OpenCL 3 1 (Image © Kronos)
By switching to a more standardized intermediate representation and adding hardware-specific optimization queries, the update aims to reduce friction between different hardware vendors and API layers.
Standardization of SPIR-V and the intermediate representation
The most noticeable innovation in this version is the switch to SPIR-V as the primary intermediate representation. Previously, the dependency on OpenCL C posed a challenge for the compatibility of compilers from different providers. By integrating SPIR-V, OpenCL 3.1 allows developers to use a wider range of languages and tools to build kernels, ensuring that the resulting code is more portable and predictable on different hardware targets.
Optimizations for AI and HPC
To meet the increasing demands of AI and High-Performance Computing (HPC), OpenCL 3.1 introduces several low-level optimizations. The integration of commands for the integer scalar product enables faster execution of matrix multiplications, which are of central importance for neural networks. In addition, the specification now includes standardized methods for determining the optimal workgroup size, allowing software to automatically adapt its execution parameters to the hardware it is running on, rather than relying on generic or hard-coded values.
Improved hardware abstraction and portability
OpenCL 3.1 improves the API's ability to act as a layer on top of other graphics and compute APIs. This is particularly evident in the improved support for SPIR-V, which facilitates translation between OpenCL and Vulkan.
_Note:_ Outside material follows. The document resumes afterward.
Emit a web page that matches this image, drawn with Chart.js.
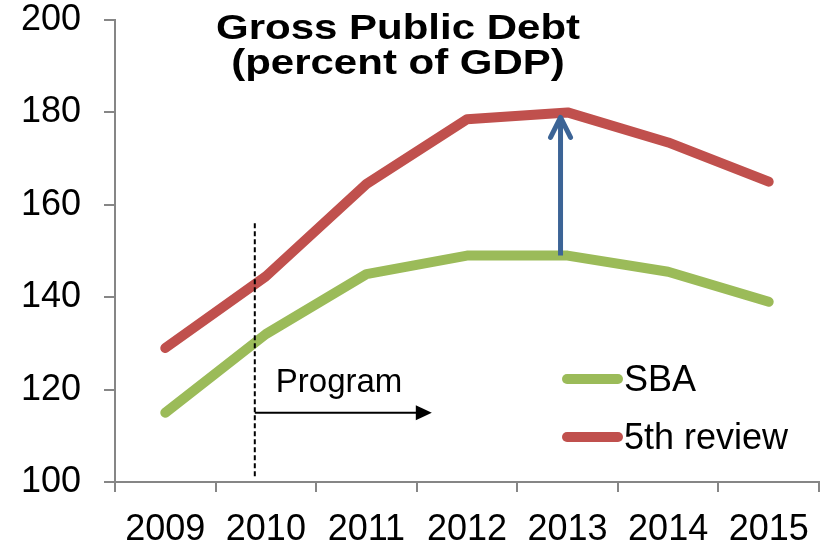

This interoperability reduces the need for developers to maintain multiple codebases for the same functionality across different system drivers.
Impact on the development workflow
For developers, these changes mean an optimized pipeline. The ability to use precompiled kernels via SPIR-V shortens application startup times and protects proprietary kernel logic. In addition, the updated memory alignment and synchronization requirements ensure that applications can make more efficient use of the high-bandwidth memory available in modern GPUs and accelerators.
By focusing on interoperability and the specific requirements of modern AI workloads, OpenCL 3.1 positions itself as a versatile standard for developers targeting a wide range of computing devices, from integrated mobile GPUs to massive data center accelerators.